Mokuahi was among scores of homeless targeted as part of the city's policy of "compassionate disruption," which sought to beef up homeless sweeps while also bolstering services.
Now, it appears some of the city's sweeps may have violated people's constitutional rights.
Its the latest fallout of a January ruling, in which a judge said the city needed to change the way it handles homeless sweeps. That ruling led to new rules on property seizures.
After months of litigation, the city paid out $48,500 to 19 people whose property was destroyed in sweeps. Those awards ranged from $1,000 to $2,500.
Now, the city could face more legal fallout.
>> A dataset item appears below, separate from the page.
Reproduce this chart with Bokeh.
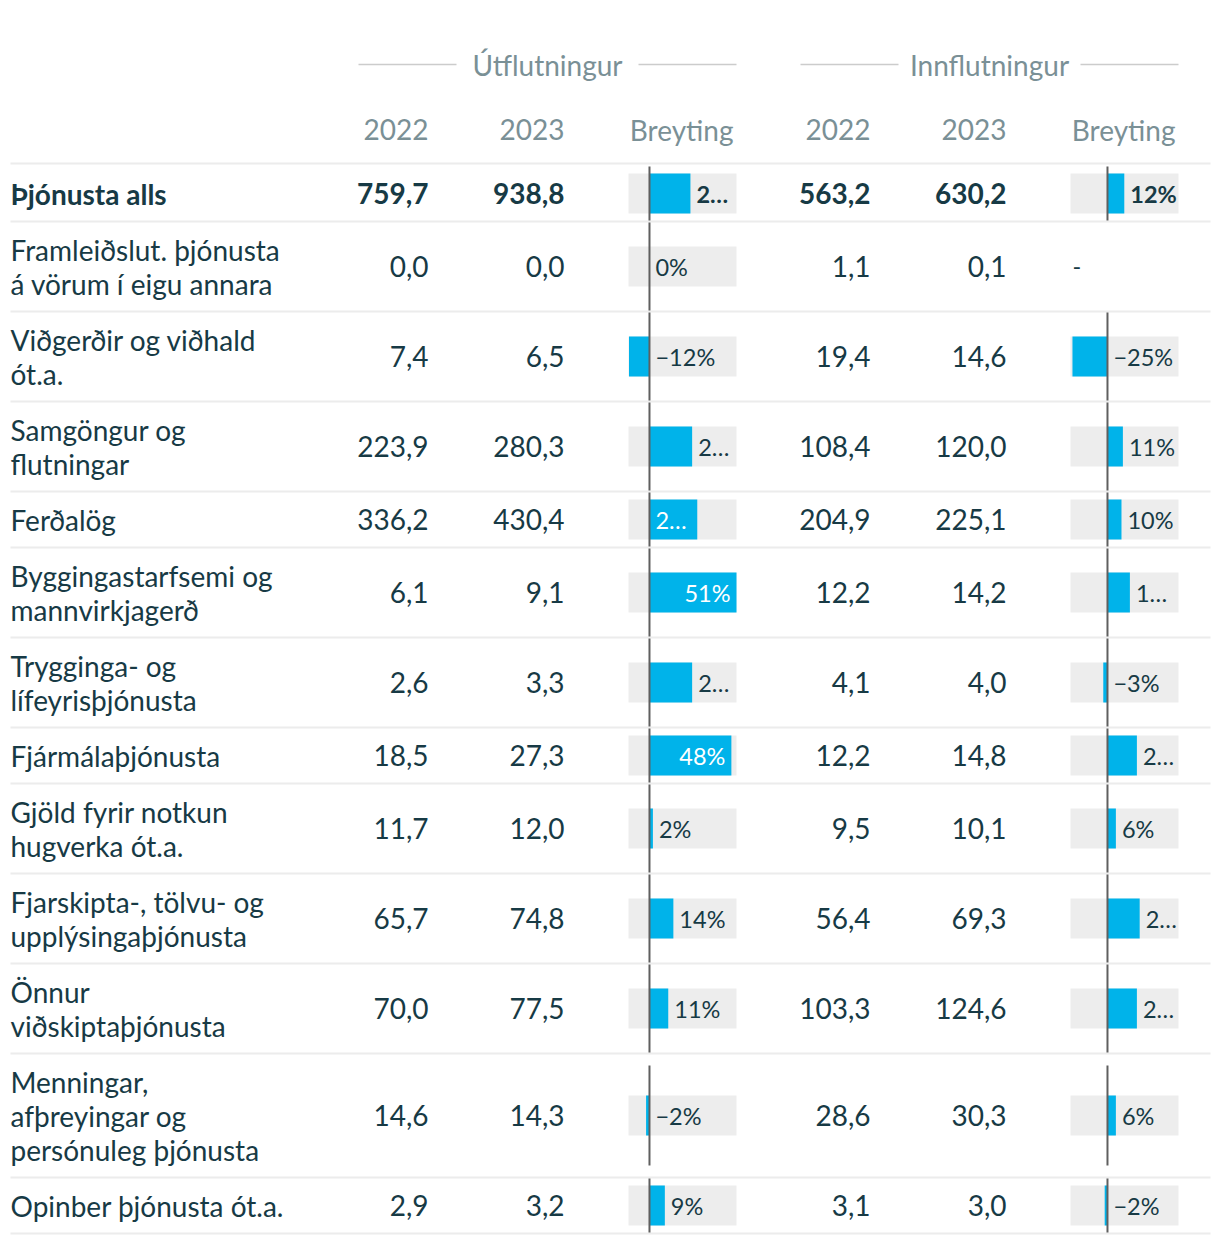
from bokeh.plotting import figure
from bokeh.models import Range1d, ColumnDataSource
from bokeh.core.properties import value
from bokeh.embed import file_html
from bokeh.resources import INLINE

# ---------------- data ----------------
categories = [
    "Þjónusta alls",
    "Framleiðslut. þjónusta\ná vörum í eigu annara",
    "Viðgerðir og viðhald\nót.a.",
    "Samgöngur og\nflutningar",
    "Ferðalög",
    "Byggingastarfsemi og\nmannvirkjagerð",
    "Trygginga- og\nlífeyrisþjónusta",
    "Fjármálaþjónusta",
    "Gjöld fyrir notkun\nhugverka ót.a.",
    "Fjarskipta-, tölvu- og\nupplýsingaþjónusta",
    "Önnur\nviðskiptaþjónusta",
    "Menningar,\nafþreyingar og\npersónuleg þjónusta",
    "Opinber þjónusta ót.a.",
]
exp_2022 = [759.7, 0.0, 7.4, 223.9, 336.2, 6.1, 2.6, 18.5, 11.7, 65.7, 70.0, 14.6, 2.9]
exp_2023 = [938.8, 0.0, 6.5, 280.3, 430.4, 9.1, 3.3, 27.3, 12.0, 74.8, 77.5, 14.3, 3.2]
exp_change = [24, 0, -12, 25, 28, 51, 25, 48, 2, 14, 11, -2, 9]
imp_2022 = [563.2, 1.1, 19.4, 108.4, 204.9, 12.2, 4.1, 12.2, 9.5, 56.4, 103.3, 28.6, 3.1]
imp_2023 = [630.2, 0.1, 14.6, 120.0, 225.1, 14.2, 4.0, 14.8, 10.1, 69.3, 124.6, 30.3, 3.0]
imp_change = [12, None, -25, 11, 10, 16, -3, 21, 6, 23, 21, 6, -2]

group_titles = ["Útflutningur", "Innflutningur"]
col_headers = ["2022", "2023", "Breyting"]

# ---------------- style / layout ----------------
FONT = value("Lato")
DARK = "#173a45"
GREY = "#7a9096"
BLUE = "#00b3ea"
BG = "#ededed"
SEP = "#ececec"
ZERO = "#5f5f5f"
FS = 28
BFS = 23.5

W, H = 1212, 1238
X0, Y0 = 0, 0

LABEL_X = 10
EXP_NUM_X = [428, 564]
IMP_NUM_X = [870, 1006]
EXP_BG = (628, 736)
IMP_BG = (1070, 1178)
EXP_DOMAIN = (-12.3, 51.0)
IMP_DOMAIN = (-26.4, 50.7)
GROUP_Y = 64
HEAD_Y = 129
TABLE_TOP = 163
FIRST_ROW_TOP = 165
LINE_H = 34
ROW_PAD = 22
BAR_H = 40

p = figure(width=W, height=H, x_range=Range1d(X0, X0 + W), y_range=Range1d(Y0 + H, Y0),
           output_backend="svg", toolbar_location=None, min_border=0,
           x_axis_type=None, y_axis_type=None)
p.grid.visible = False
p.outline_line_color = None
p.background_fill_color = "white"
p.border_fill_color = "white"


def bar_range(bg, dom):
    k = (bg[1] - bg[0]) / (dom[1] - dom[0])
    start = dom[0] - (bg[0] - X0) / k
    end = dom[1] + (X0 + W - bg[1]) / k
    return Range1d(start, end), k


exp_rng, KE = bar_range(EXP_BG, EXP_DOMAIN)
imp_rng, KI = bar_range(IMP_BG, IMP_DOMAIN)
p.extra_x_ranges = {"exp": exp_rng, "imp": imp_rng}

# row geometry
nlines = [c.count("\n") + 1 for c in categories]
tops, centers, bottoms = [], [], []
y = FIRST_ROW_TOP
for n in nlines:
    h = ROW_PAD + LINE_H * n
    tops.append(y)
    centers.append(y + h / 2)
    bottoms.append(y + h)
    y += h


def txt(xs, ys, texts, align="left", bold=False, color=DARK, size=FS,
        rng="default", xoff=None):
    src = dict(x=xs, y=ys, t=texts, xo=xoff if xoff is not None else [0] * len(xs))
    p.text(x="x", y="y", text="t", source=ColumnDataSource(src), x_offset="xo",
           text_font=FONT, text_font_size=value(f"{size}px"),
           text_font_style="bold" if bold else "normal",
           text_color=color, text_align=align, text_baseline="middle",
           x_range_name=rng)


# separators
sep_y = [TABLE_TOP] + bottoms
p.segment(x0=[10] * len(sep_y), x1=[1210] * len(sep_y), y0=sep_y, y1=sep_y,
          line_color=SEP, line_width=2)

# group headers
for title, (l, r) in zip(group_titles, [(358, EXP_BG[1]), (800, IMP_BG[1])]):
    cx = (l + r) / 2
    half = 91
    p.segment(x0=[l, cx + half], x1=[cx - half, r], y0=[GROUP_Y] * 2, y1=[GROUP_Y] * 2,
              line_color="#cccccc", line_width=1.5)
    txt([cx], [GROUP_Y], [title], align="center", color=GREY)

# column headers
hx = EXP_NUM_X + [EXP_BG[1] - 3] + IMP_NUM_X + [IMP_BG[1] - 3]
txt(hx, [HEAD_Y] * 6, col_headers * 2, align="right", color=GREY)

# row labels
for bold in (True, False):
    xs, ys, ts = [], [], []
    for i, c in enumerate(categories):
        if (i == 0) != bold:
            continue
        lines = c.split("\n")
        for j, ln in enumerate(lines):
            xs.append(LABEL_X)
            ys.append(centers[i] + (j - (len(lines) - 1) / 2) * LINE_H)
            ts.append(ln)
    txt(xs, ys, ts, bold=bold)


def fmt(v):
    return f"{v:.1f}".replace(".", ",")


# numbers
for bold in (True, False):
    idx = [i for i in range(len(categories)) if (i == 0) == bold]
    for xpos, arr in zip(EXP_NUM_X + IMP_NUM_X, [exp_2022, exp_2023, imp_2022, imp_2023]):
        txt([xpos] * len(idx), [centers[i] for i in idx], [fmt(arr[i]) for i in idx],
            align="right", bold=bold)


# bars
CW = {"%": 0.76, "−": 0.62, "…": 0.78}


def twidth(s):
    return sum(CW.get(ch, 0.53) for ch in s) * BFS


def bars(vals, dom, k, rng):
    rows = [i for i, v in enumerate(vals) if v is not None]
    ys = [centers[i] for i in rows]
    p.hbar(y=ys, left=[dom[0]] * len(rows), right=[dom[1]] * len(rows), height=BAR_H,
           fill_color=BG, line_color=None, x_range_name=rng)
    p.hbar(y=ys, left=[0] * len(rows), right=[vals[i] for i in rows], height=BAR_H,
           fill_color=BLUE, line_color=None, x_range_name=rng)
    y0s, y1s = [], []
    for i in rows:
        h = bottoms[i] - tops[i]
        ext = min(h - 2, 100)
        y0s.append(centers[i] - ext / 2)
        y1s.append(centers[i] + ext / 2)
    p.segment(x0=[0] * len(rows), x1=[0] * len(rows), y0=y0s, y1=y1s,
              line_color=ZERO, line_width=2, x_range_name=rng)
    # labels
    groups = {}
    for i in rows:
        v = vals[i]
        lab = ("−" if v < 0 else "") + f"{abs(round(v))}%"
        w = twidth(lab)
        right_space = (dom[1] - max(v, 0)) * k - 10
        bar_w = max(v, 0) * k - 12
        if right_space >= w:
            key, x, xo, t = ("left", DARK), max(v, 0), 6, lab
        elif bar_w >= w:
            key, x, xo, t = ("right", "white"), v, -6, lab
        else:
            t = lab[0] + "…" if not lab.startswith("−") else lab[:2] + "…"
            if right_space >= bar_w:
                key, x, xo = ("left", DARK), max(v, 0), 6
            else:
                key, x, xo = ("left", "white"), 0, 6
        key = key + (i == 0,)
        g = groups.setdefault(key, ([], [], [], []))
        g[0].append(x); g[1].append(centers[i]); g[2].append(t); g[3].append(xo)
    for (align, color, bold), (xs, ys2, ts, xos) in groups.items():
        txt(xs, ys2, ts, align=align, bold=bold, color=color, size=BFS, rng=rng, xoff=xos)


bars(exp_change, EXP_DOMAIN, KE, "exp")
bars(imp_change, IMP_DOMAIN, KI, "imp")

# missing value marker
missing = [i for i, v in enumerate(imp_change) if v is None]
txt([IMP_BG[0] + 2] * len(missing), [centers[i] for i in missing], ["-"] * len(missing),
    size=BFS)

open("out.html", "w").write(file_html(p, INLINE))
As a part of the class action lawsuit, the city was ordered to post legal notices informing other homeless and formerly homeless people of their rights. The fliers, printed in seven different languages, went up Wednesday at homeless shelters, social service agencies, and parks.
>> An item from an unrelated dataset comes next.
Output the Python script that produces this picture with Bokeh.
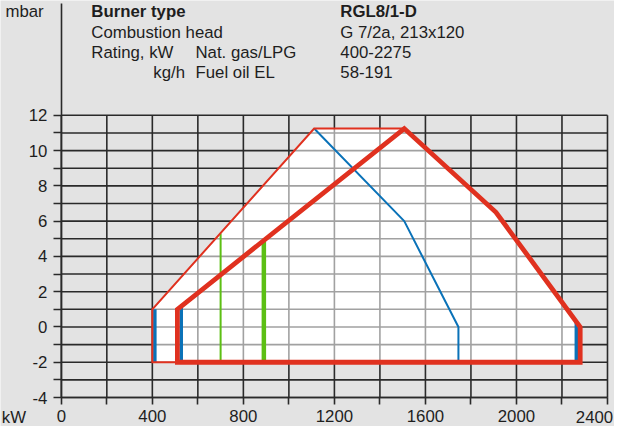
from bokeh.plotting import figure
from bokeh.models import Range1d, FixedTicker, Label
from bokeh.embed import file_html
from bokeh.resources import INLINE

# ---------------- data ----------------
X_MAJOR = [0, 400, 800, 1200, 1600, 2000]
X_MINOR = [200, 600, 1000, 1400, 1800, 2200, 2400]
X_GRID = [0, 200, 400, 600, 800, 1000, 1200, 1400, 1600, 1800, 2000, 2200, 2400]
Y_MAJOR = [-4, -2, 0, 2, 4, 6, 8, 10, 12]
Y_MINOR = [-3, -1, 1, 3, 5, 7, 9, 11]
Y_GRID = [-4, -3, -2, -1, 0, 1, 2, 3, 4, 5, 6, 7, 8, 9, 10, 11, 12]
Y_LABELS = {-4: "-4", -2: "-2", 0: "0", 2: "2", 4: "4", 6: "6", 8: "8", 10: "10", 12: "12"}

# whole working field (white area)
FIELD_X = [400, 400, 1111, 1507, 1910, 2280, 2280]
FIELD_Y = [-2, 1, 11.25, 11.25, 6.5, 0, -2]
# natural gas / LPG field (thin red)
GAS_X = [2280, 400, 400, 1111, 1507]
GAS_Y = [-2, -2, 1, 11.25, 11.25]
# fuel oil field (thick red)
OIL_X = [510, 510, 1507, 1910, 2280, 2280]
OIL_Y = [-2, 1, 11.25, 6.5, 0, -2]
# thin blue limit curve
BLUE_X = [1111, 1507, 1745, 1745]
BLUE_Y = [11.25, 6.0, 0, -2]
# blue bars
BAR_X = [411, 527, 2263]
BAR_Y0 = [-2, -2, -2]
BAR_Y1 = [1.0, 1.1, 0.3]
# green lines
GREEN_X = [700, 890]
GREEN_Y0 = [-2, -2]
GREEN_Y1 = [5.3, 4.91]
GREEN_W = [2, 4.5]

HEAD_LEFT = ["Burner type", "Combustion head", "Rating, kW", "kg/h"]
HEAD_MID = ["Nat. gas/LPG", "Fuel oil EL"]
HEAD_RIGHT = ["RGL8/1-D", "G 7/2a, 213x120", "400-2275", "58-191"]
Y_UNIT = "mbar"
X_UNIT = "kW"
X_LAST_LABEL = "2400"

# ---------------- style ----------------
BG = "#e3e3e3"
DARK = "#2a2a2a"
TXT = "#1e1e1e"
RED = "#e0311f"
BLUE = "#0a72b8"
GREEN = "#5cbf14"
FONT = "Liberation Sans"
FS = "16.8px"

p = figure(width=614, height=426, output_backend="svg", toolbar_location=None,
           x_range=Range1d(-267.2, 2430.8), y_range=Range1d(-5.644, 18.51),
           min_border_left=0, min_border_right=0, min_border_top=0, min_border_bottom=0)
p.background_fill_color = BG
p.border_fill_color = BG
p.outline_line_color = None
p.xgrid.visible = False
p.ygrid.visible = False

# white field underneath
p.patch(FIELD_X, FIELD_Y, fill_color="white", line_color=None)
# grid lines
p.segment(x0=X_GRID, y0=[-4] * len(X_GRID), x1=X_GRID, y1=[12] * len(X_GRID),
          line_color=DARK, line_width=1.6)
p.segment(x0=[0] * len(Y_GRID), y0=Y_GRID, x1=[2400] * len(Y_GRID), y1=Y_GRID,
          line_color=DARK, line_width=1.6)
# translucent white to lighten grid within field
p.patch(FIELD_X, FIELD_Y, fill_color="white", fill_alpha=0.56, line_color=None)

# blue bars and green lines
p.segment(x0=BAR_X, y0=BAR_Y0, x1=BAR_X, y1=BAR_Y1, line_color=BLUE, line_width=3.5)
for gx, g0, g1, gw in zip(GREEN_X, GREEN_Y0, GREEN_Y1, GREEN_W):
    p.segment(x0=[gx], y0=[g0], x1=[gx], y1=[g1], line_color=GREEN, line_width=gw)
p.line(BLUE_X, BLUE_Y, line_color=BLUE, line_width=2)
p.line(GAS_X, GAS_Y, line_color=RED, line_width=2, line_join="miter")
p.patch(OIL_X, OIL_Y, fill_color=None, line_color=RED, line_width=4.8, line_join="miter")

# axes (placed inside the frame at fixed data locations)
for ax in (p.xaxis[0], p.yaxis[0]):
    ax.axis_line_color = DARK
    ax.axis_line_width = 1.6
    ax.major_tick_line_color = DARK
    ax.minor_tick_line_color = DARK
    ax.major_tick_line_width = 1.6
    ax.minor_tick_line_width = 1.6
    ax.major_tick_in = 0
    ax.minor_tick_in = 0
    ax.major_label_text_font = FONT
    ax.major_label_text_font_size = FS
    ax.major_label_text_color = TXT
p.xaxis.fixed_location = -4
p.yaxis.fixed_location = 0
p.xaxis.bounds = (0, 2400)
p.yaxis.bounds = (-4, 18.36)
p.xaxis.ticker = FixedTicker(ticks=X_MAJOR, minor_ticks=X_MINOR)
p.yaxis.ticker = FixedTicker(ticks=Y_MAJOR, minor_ticks=Y_MINOR)
p.yaxis.major_label_overrides = Y_LABELS
p.xaxis.major_tick_out = 7
p.xaxis.minor_tick_out = 7
p.yaxis.major_tick_out = 8
p.yaxis.minor_tick_out = 8
p.xaxis.major_label_standoff = 5
p.yaxis.major_label_standoff = 6


def lab(text, x, y, align="left", bold=False):
    p.add_layout(Label(x=x, y=y, text=text, text_font=FONT, text_font_size=FS,
                       text_color=TXT, text_align=align, text_baseline="alphabetic",
                       text_font_style="bold" if bold else "normal"))


ROWS = [17.868, 16.706, 15.583, 14.444]
lab(Y_UNIT, -245.6, ROWS[0])
lab(HEAD_LEFT[0], 132, ROWS[0], bold=True)
lab(HEAD_LEFT[1], 132, ROWS[1])
lab(HEAD_LEFT[2], 132, ROWS[2])
lab(HEAD_LEFT[3], 543.5, ROWS[3], align="right")
lab(HEAD_MID[0], 589.6, ROWS[2])
lab(HEAD_MID[1], 589.6, ROWS[3])
lab(HEAD_RIGHT[0], 1226, ROWS[0], bold=True)
for i in range(1, 4):
    lab(HEAD_RIGHT[i], 1226, ROWS[i])
lab(X_UNIT, -261.5, -5.13)
lab(X_LAST_LABEL, 2425, -5.13, align="right")

open("out.html", "w").write(file_html(p, INLINE))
The notice says some of the city's homeless sweeps may have violated two constitutional rights.
"The Fourth Amendment protects people from unreasonable searches and seizures. The Fourteenth Amendment protects your property from being taken without the due process of the law," explains attorney Nick Kacprowski.
Mokuahi, the homeless woman, said she was interested in reading the flier because it also includes information on how to file a claim for property that was illegally destroyed.
City spokesman Jesse Broder Van Dyke said those who believe their property was unlawfully removed or stored can file a claim with the city. Another option is to file a lawsuit in small claims court.
Kacprowski says anyone with questions about filing a claim should contact the American Civil Liberties Union-Hawaii.